== Material

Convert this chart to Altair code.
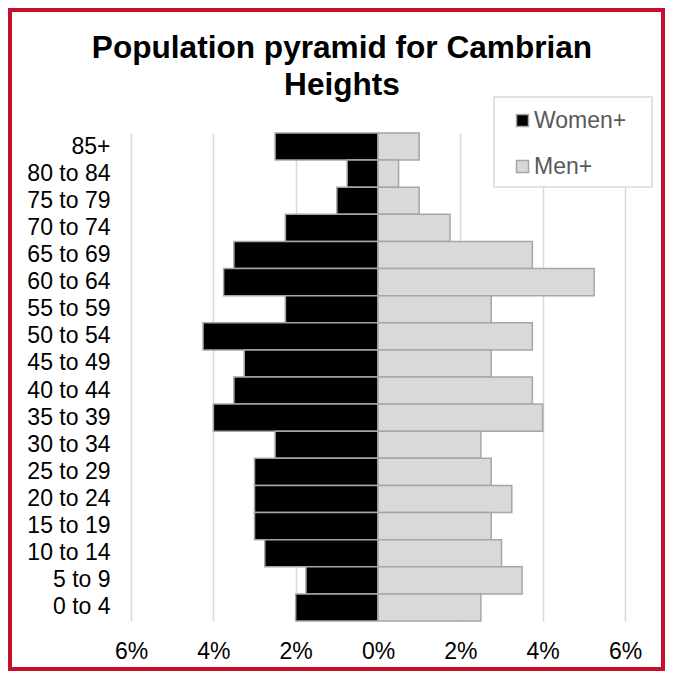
import altair as alt
import pandas as pd

ages = ["85+", "80 to 84", "75 to 79", "70 to 74", "65 to 69", "60 to 64",
        "55 to 59", "50 to 54", "45 to 49", "40 to 44", "35 to 39", "30 to 34",
        "25 to 29", "20 to 24", "15 to 19", "10 to 14", "5 to 9", "0 to 4"]
women = [2.5, 0.75, 1.0, 2.25, 3.5, 3.75, 2.25, 4.25, 3.25, 3.5, 4.0, 2.5,
         3.0, 3.0, 3.0, 2.75, 1.75, 2.0]
men = [1.0, 0.5, 1.0, 1.75, 3.75, 5.25, 2.75, 3.75, 2.75, 3.75, 4.0, 2.5,
       2.75, 3.25, 2.75, 3.0, 3.5, 2.5]
groups = ["Women+", "Men+"]
colors = ["#000000", "#d9d9d9"]
tick_values = [-6, -4, -2, 0, 2, 4, 6]

rows = []
for a, w, m in zip(ages, women, men):
    rows.append({"age": a, "group": groups[0], "value": -w})
    rows.append({"age": a, "group": groups[1], "value": m})
df = pd.DataFrame(rows)

FONT = "Liberation Sans"

bars = alt.Chart(df).mark_bar(
    stroke="#a6a6a6", strokeWidth=1.5
).encode(
    x=alt.X("value:Q",
            scale=alt.Scale(domain=[-6, 6], nice=False, zero=False),
            axis=alt.Axis(values=tick_values, labelExpr="abs(datum.value) + '%'",
                          title=None, domain=False, ticks=False, tickSize=0,
                          grid=True, gridColor="#d9d9d9", gridWidth=1.5,
                          labelFlush=False, labelOverlap=False, labelBound=False,
                          labelFont=FONT, labelFontSize=23, labelColor="#000000",
                          labelPadding=19)),
    y=alt.Y("age:N", sort=ages,
            scale=alt.Scale(paddingInner=0, paddingOuter=0),
            axis=alt.Axis(title=None, domain=False, ticks=False, tickSize=0,
                          grid=False, labelFont=FONT, labelFontSize=23,
                          labelColor="#000000", labelPadding=21)),
    color=alt.Color("group:N",
                    scale=alt.Scale(domain=groups, range=colors),
                    sort=groups,
                    legend=alt.Legend(title=None, orient="none", legendX=363, legendY=-36,
                                      padding=12, symbolOffset=5,
                                      symbolType="square", symbolSize=144,
                                      symbolStrokeColor="#a6a6a6", symbolStrokeWidth=1.5,
                                      labelFont=FONT, labelFontSize=23,
                                      labelColor="#595959", labelOffset=0,
                                      rowPadding=22)),
)

# decorative legend box (white, covers the gridlines behind the legend)
legend_box = alt.Chart(pd.DataFrame({"f": [0]})).mark_rect(
    fill="#ffffff", stroke="#d9d9d9", strokeWidth=1.5
).encode(
    x=alt.value(363), x2=alt.value(521),
    y=alt.value(-36), y2=alt.value(54),
)

# outer red frame
frame = alt.Chart(pd.DataFrame({"f": [0]})).mark_rect(
    fill=None, stroke="#c8102e", strokeWidth=4
).encode(
    x=alt.value(-121), x2=alt.value(532),
    y=alt.value(-123), y2=alt.value(536),
)

chart = alt.layer(bars, legend_box, frame).properties(
    width=494,
    height=488,
    padding={"left": 123, "top": 125, "right": 40, "bottom": 50},
    autosize=alt.AutoSizeParams(type="none"),
    title=alt.TitleParams(
        text=["Population pyramid for Cambrian", "Heights"],
        font=FONT, fontSize=31.6, fontWeight="bold", color="#000000",
        anchor="middle", frame="group", dx=-36, offset=0, dy=119,
        baseline="alphabetic", lineHeight=37,
    ),
).configure_view(stroke=None)

chart.save("out.html", embed_options={"renderer": "svg", "actions": False})
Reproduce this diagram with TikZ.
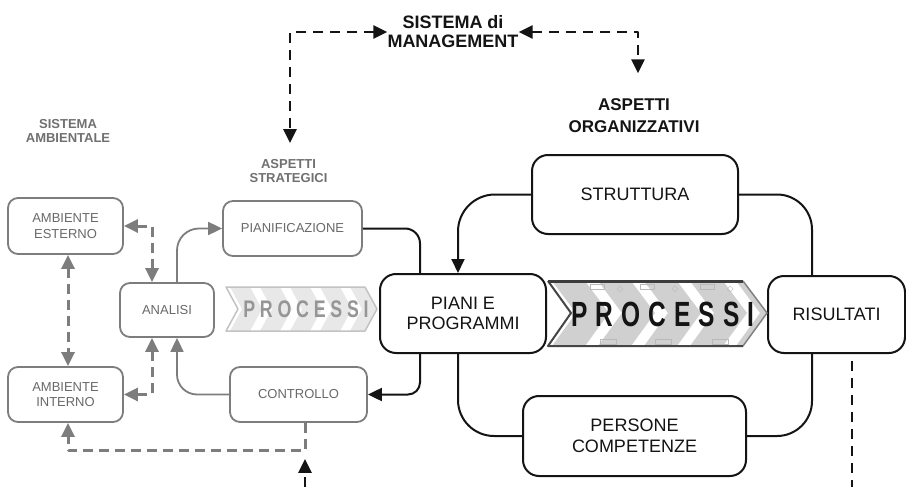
\documentclass[tikz,border=0pt]{standalone}
\usepackage{fontspec}
\setmainfont{Liberation Sans}
\newfontfamily\procbigfont{Liberation Sans}[FakeStretch=0.7,LetterSpace=23]
\newfontfamily\procsmallfont{Liberation Sans}[FakeStretch=0.74,LetterSpace=20]
\usetikzlibrary{arrows.meta,calc}

\definecolor{gline}{RGB}{125,125,125}
\definecolor{gtext}{RGB}{105,105,105}
\definecolor{glabel}{RGB}{112,112,112}
\definecolor{bline}{RGB}{20,20,20}
\definecolor{chevbig}{RGB}{208,208,208}
\definecolor{chevsmall}{RGB}{232,232,232}

\tikzset{
  gbox/.style={draw=gline, line width=1.8pt, rounded corners=10pt, text=gtext,
    font=\fontsize{13}{15.5}\selectfont, align=center, inner sep=0pt},
  bbox/.style={draw=bline, line width=2pt, rounded corners=16pt, text=bline,
    font=\fontsize{18}{20.5}\selectfont, align=center, inner sep=0pt},
  glabelstyle/.style={text=glabel, font=\bfseries\fontsize{13}{14}\selectfont,
    align=center, inner sep=0pt},
  blabelstyle/.style={text=bline, font=\bfseries\fontsize{18}{19}\selectfont,
    align=center, inner sep=0pt},
  tipg/.style={-{Triangle[length=14pt,width=13pt]}},
  tipgg/.style={{Triangle[length=14pt,width=13pt]}-{Triangle[length=14pt,width=13pt]}},
  gsolid/.style={draw=gline, line width=1.8pt},
  bsolid/.style={draw=bline, line width=2pt},
  gdash/.style={draw=gline, line width=3pt, dash pattern=on 10pt off 6pt},
  bdash/.style={draw=bline, line width=2.8pt, dash pattern=on 10pt off 7pt},
}

\begin{document}
\begin{tikzpicture}[x=1pt,y=-1pt,line join=round]
\fill[white] (0,0) rectangle (906,487);
\useasboundingbox (0,0) rectangle (906,487);

% ---------- labels ----------
\node[blabelstyle] (mgmt) at (453,32) {SISTEMA di\\MANAGEMENT};
\node[blabelstyle, font=\bfseries\fontsize{17}{22}\selectfont] (org) at (634,115.5) {ASPETTI\\ORGANIZZATIVI};
\node[glabelstyle] (amblab) at (68,130.5) {SISTEMA\\AMBIENTALE};
\node[glabelstyle] (strat) at (288.5,171.4) {ASPETTI\\STRATEGICI};

% ---------- environment / strategic boxes ----------
\node[gbox, minimum width=115pt, minimum height=56pt] (ambest) at (65.5,226) {AMBIENTE\\ESTERNO};
\node[gbox, minimum width=115pt, minimum height=55pt] (ambint) at (65.5,394.5) {AMBIENTE\\INTERNO};
\node[gbox, minimum width=94pt, minimum height=54pt] (analisi) at (167,310) {ANALISI};
\node[gbox, minimum width=139pt, minimum height=55pt] (pianif) at (292.5,228.5) {PIANIFICAZIONE};
\node[gbox, minimum width=137pt, minimum height=55pt] (controllo) at (298.5,394.5) {CONTROLLO};

% ---------- organisational boxes ----------
\node[bbox, minimum width=166pt, minimum height=79pt] (piani) at (463,313.5) {PIANI E\\PROGRAMMI};
\node[bbox, minimum width=137pt, minimum height=77pt] (risultati) at (836.5,314.5) {RISULTATI};
\node[bbox, minimum width=206pt, minimum height=79pt] (struttura) at (635,194.5) {STRUTTURA};
\node[bbox, minimum width=223pt, minimum height=80pt] (persone) at (634.5,436) {PERSONE\\COMPETENZE};

% ---------- small process arrow ----------
\begin{scope}
  \path[clip] (226,287) -- (365,287) -- (377,309) -- (365,331) -- (226,331) -- (238,309) -- cycle;
  \foreach \cx in {230,260,290,320,350}
    \fill[chevsmall] (\cx,287) -- (\cx+20,287) -- (\cx+32,309) -- (\cx+20,331) -- (\cx,331) -- (\cx+12,309) -- cycle;
\end{scope}
\draw[draw={rgb,255:red,195;green,195;blue,195}, line width=1.5pt]
  (226,287) -- (365,287) -- (377,309) -- (365,331) -- (226,331) -- (238,309) -- cycle;
\node[inner sep=0pt, text={rgb,255:red,150;green,150;blue,150},
  font=\procsmallfont\bfseries\fontsize{24}{24}\selectfont] (procsmall) at (306,309) {PROCESSI};

% ---------- large process arrow ----------
\begin{scope}
  \path[clip] (548,281) -- (743,281) -- (767,313) -- (743,346) -- (548,346) -- (571,313) -- cycle;
  \foreach \cx in {552,598,644,690,736}
    \fill[chevbig] (\cx,281) -- (\cx+33,281) -- (\cx+57,313) -- (\cx+33,346) -- (\cx,346) -- (\cx+24,313) -- cycle;
  % faint flow-chart sketch in the background
  \begin{scope}[draw={rgb,255:red,185;green,185;blue,185}, line width=0.35pt]
    \foreach \bx in {590,640,700}
      \draw (\bx,284) rectangle (\bx+14,289);
    \foreach \bx in {600,655,712}
      \draw (\bx,339) rectangle (\bx+16,344);
    \foreach \dx in {620,675,730}
      \draw (\dx,286) -- (\dx+3,289) -- (\dx,292) -- (\dx-3,289) -- cycle;
  \end{scope}
\end{scope}
\draw[draw={rgb,255:red,130;green,130;blue,130}, line width=1.5pt]
  (743,281) -- (767,313) -- (743,346);
\draw[draw={rgb,255:red,70;green,70;blue,70}, line width=2pt]
  (743,346) -- (548,346) -- (571,313) -- (548,281);
\draw[draw={rgb,255:red,60;green,60;blue,60}, line width=3pt] (548,281) -- (743,281);
\node[inner sep=0pt, text=bline,
  font=\procbigfont\bfseries\fontsize{35}{35}\selectfont] (procbig) at (663,314) {PROCESSI};

% ---------- management connectors ----------
\draw[bdash, tipgg] (mgmt.west) -| ($(strat.north)+(1.5,-16.5)$);
\draw[bdash, tipgg] (mgmt.east) -| ($(org.north)+(4,-25)$);

% ---------- strategic loop ----------
\draw[gsolid, tipg, rounded corners=22pt] ($(analisi.north)+(10,0)$) |- (pianif.west);
\draw[gsolid, tipg, rounded corners=20pt] (controllo.west) -| ($(analisi.south)+(10,0)$);
\draw[bsolid, rounded corners=15pt] (pianif.east) -| ($(piani.north)+(-43,0)$);
\draw[bsolid, tipg, rounded corners=12pt] ($(piani.south)+(-43,0)$) |- (controllo.east);

% ---------- environment links ----------
\draw[gdash, tipgg] (ambest.east) -| ($(analisi.north)+(-15,0)$);
\draw[gdash, tipgg] (ambint.east) -| ($(analisi.south)+(-15,0)$);
\draw[gdash, tipgg] ($(ambest.south)+(2.5,0)$) -- ($(ambint.north)+(2.5,0)$);
\draw[gdash, tipg] ($(controllo.south)+(6.5,0)$) -- ++(0,28) -| ($(ambint.south)+(2.5,0)$);

% ---------- organisational loop ----------
\draw[bsolid, tipg, rounded corners=37pt] (struttura.west) -| ($(piani.north)+(-5,0)$);
\draw[bsolid, rounded corners=35pt] (struttura.east) -| ($(risultati.north)+(-24.5,0)$);
\draw[bsolid, rounded corners=35pt] ($(risultati.south)+(-24.5,0)$) |- (persone.east);
\draw[bsolid, rounded corners=36pt] ($(piani.south)+(-5,0)$) |- (persone.west);

% ---------- open feedback ends ----------
\coordinate (feedin) at (305,487);
\coordinate (risout) at (852,487);
\draw[bdash, tipg] (feedin) -- ($(controllo.south)+(6.5,36)$);
\draw[bdash] ($(risultati.south)+(15.5,7)$) -- (risout);
\end{tikzpicture}
\end{document}
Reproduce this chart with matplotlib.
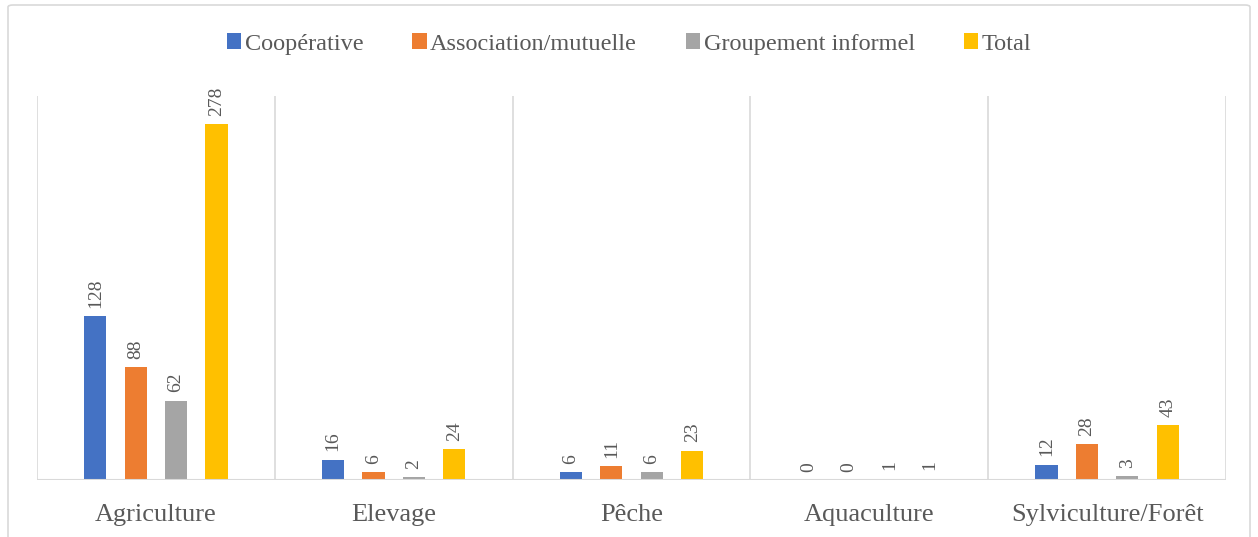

====

Pull out every line containing "with".

▸ Full answer:
Reproduce this diagram with TikZ.
Reproduce this chart with matplotlib.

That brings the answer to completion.